EXERCISE GOAL
Lines from the one containing "Recreate this image as a Python" to the one containing "import plotly.graph_objects as go", both lines included, are to be extracted exactly from the data below; pictures are excluded.

EXERCISE MATERIAL
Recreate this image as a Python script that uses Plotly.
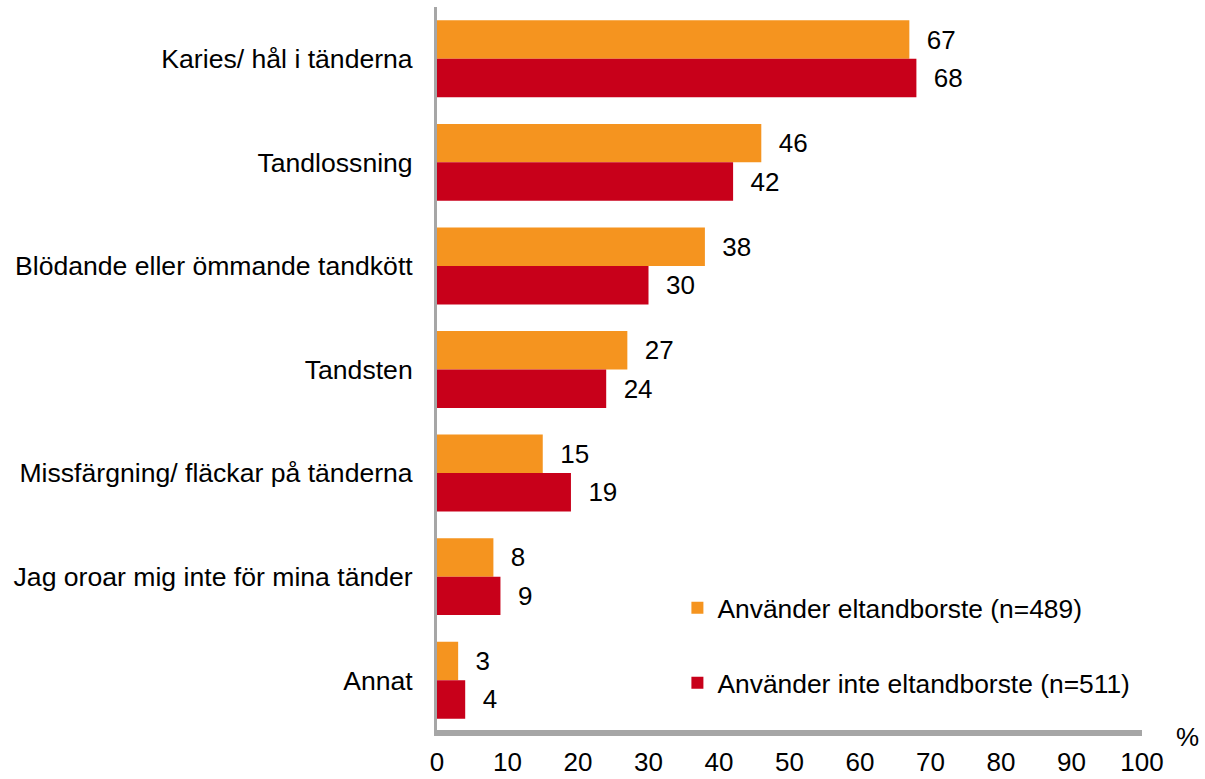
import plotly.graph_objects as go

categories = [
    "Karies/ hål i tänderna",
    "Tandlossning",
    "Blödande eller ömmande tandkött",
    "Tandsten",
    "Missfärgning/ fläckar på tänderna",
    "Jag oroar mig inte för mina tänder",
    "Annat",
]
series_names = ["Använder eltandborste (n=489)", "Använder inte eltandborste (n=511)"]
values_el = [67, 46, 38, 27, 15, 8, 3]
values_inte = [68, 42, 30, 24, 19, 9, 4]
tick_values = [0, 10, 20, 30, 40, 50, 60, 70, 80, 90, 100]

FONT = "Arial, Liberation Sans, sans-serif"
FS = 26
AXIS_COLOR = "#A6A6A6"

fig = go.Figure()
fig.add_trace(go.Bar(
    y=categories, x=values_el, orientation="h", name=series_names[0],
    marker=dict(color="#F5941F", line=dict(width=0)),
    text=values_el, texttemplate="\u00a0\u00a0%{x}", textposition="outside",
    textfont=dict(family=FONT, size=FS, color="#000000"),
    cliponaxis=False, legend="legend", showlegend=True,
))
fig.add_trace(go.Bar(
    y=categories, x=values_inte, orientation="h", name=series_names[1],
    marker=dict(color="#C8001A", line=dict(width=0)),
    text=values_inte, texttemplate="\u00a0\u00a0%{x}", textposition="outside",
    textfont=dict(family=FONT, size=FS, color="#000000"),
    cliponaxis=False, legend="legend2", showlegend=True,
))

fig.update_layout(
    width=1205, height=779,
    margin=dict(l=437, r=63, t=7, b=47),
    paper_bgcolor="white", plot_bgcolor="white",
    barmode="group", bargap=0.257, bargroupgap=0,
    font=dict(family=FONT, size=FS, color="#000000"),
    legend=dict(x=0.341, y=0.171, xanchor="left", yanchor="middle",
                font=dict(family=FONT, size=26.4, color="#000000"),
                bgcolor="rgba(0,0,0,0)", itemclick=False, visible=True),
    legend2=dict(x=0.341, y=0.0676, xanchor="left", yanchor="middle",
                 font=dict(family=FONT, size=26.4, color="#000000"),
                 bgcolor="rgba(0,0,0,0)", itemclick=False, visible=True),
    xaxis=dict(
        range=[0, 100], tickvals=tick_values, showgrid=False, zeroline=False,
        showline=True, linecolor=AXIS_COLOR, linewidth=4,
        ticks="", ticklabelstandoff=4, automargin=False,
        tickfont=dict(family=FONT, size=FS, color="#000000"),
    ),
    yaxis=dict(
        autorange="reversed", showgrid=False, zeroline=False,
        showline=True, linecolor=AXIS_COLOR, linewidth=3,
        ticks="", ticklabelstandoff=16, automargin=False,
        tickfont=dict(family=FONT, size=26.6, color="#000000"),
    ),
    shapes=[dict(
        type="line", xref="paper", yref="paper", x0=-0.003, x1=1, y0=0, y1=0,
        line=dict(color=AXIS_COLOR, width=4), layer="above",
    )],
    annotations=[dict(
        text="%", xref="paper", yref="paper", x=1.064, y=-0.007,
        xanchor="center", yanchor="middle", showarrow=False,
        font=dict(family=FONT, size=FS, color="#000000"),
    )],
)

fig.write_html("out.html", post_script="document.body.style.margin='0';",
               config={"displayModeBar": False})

---

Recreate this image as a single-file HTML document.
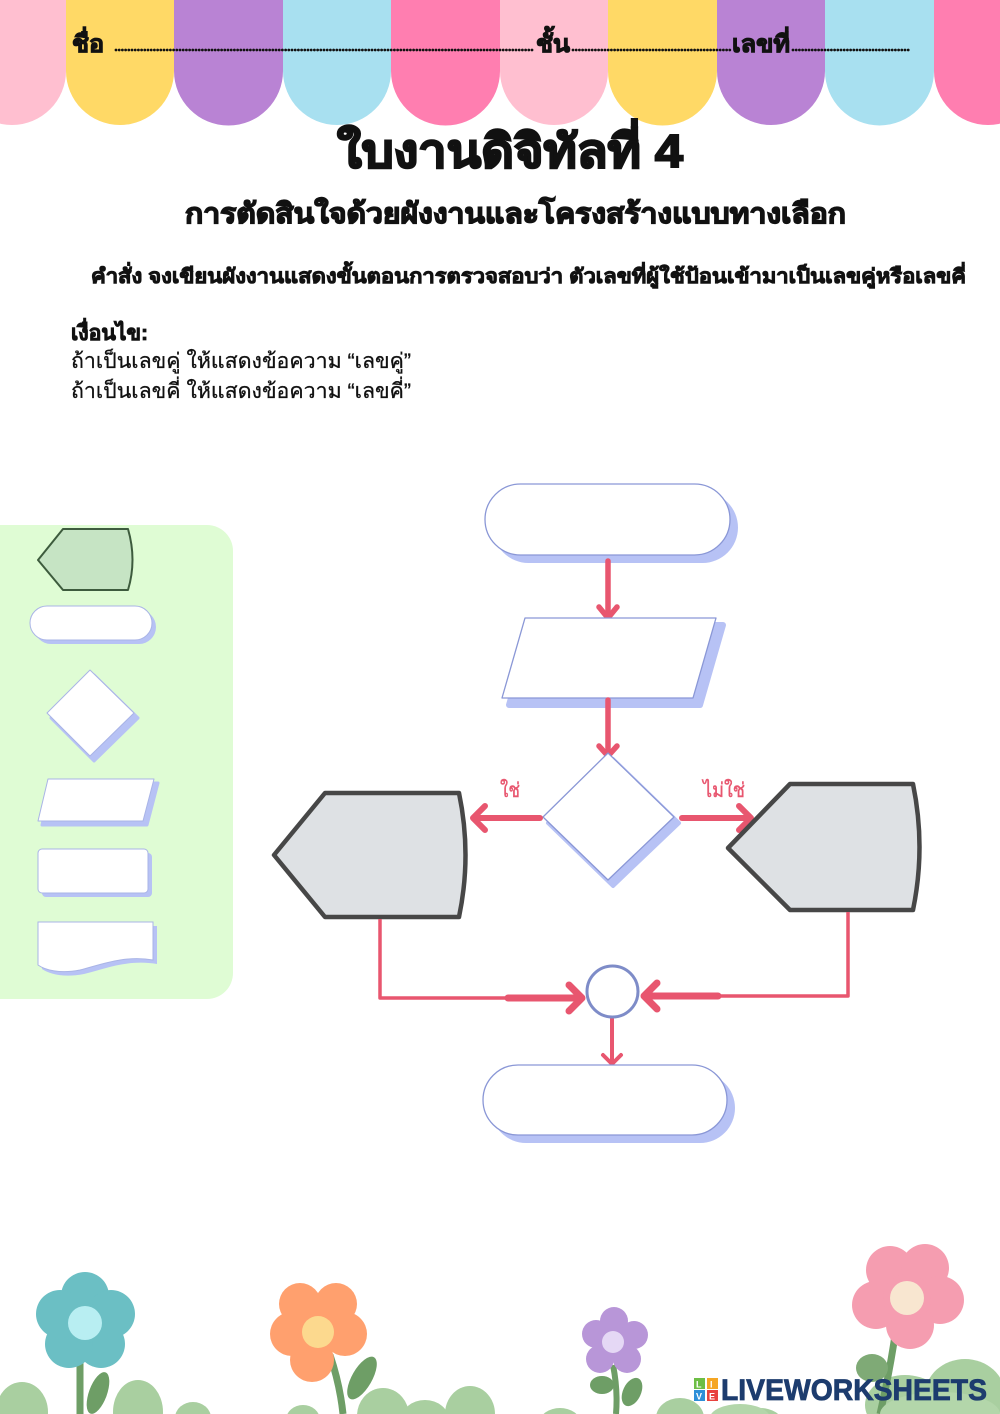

EXERCISE RESPONSE
Recreate this image as a Python script that uses Plotly.
import plotly.graph_objects as go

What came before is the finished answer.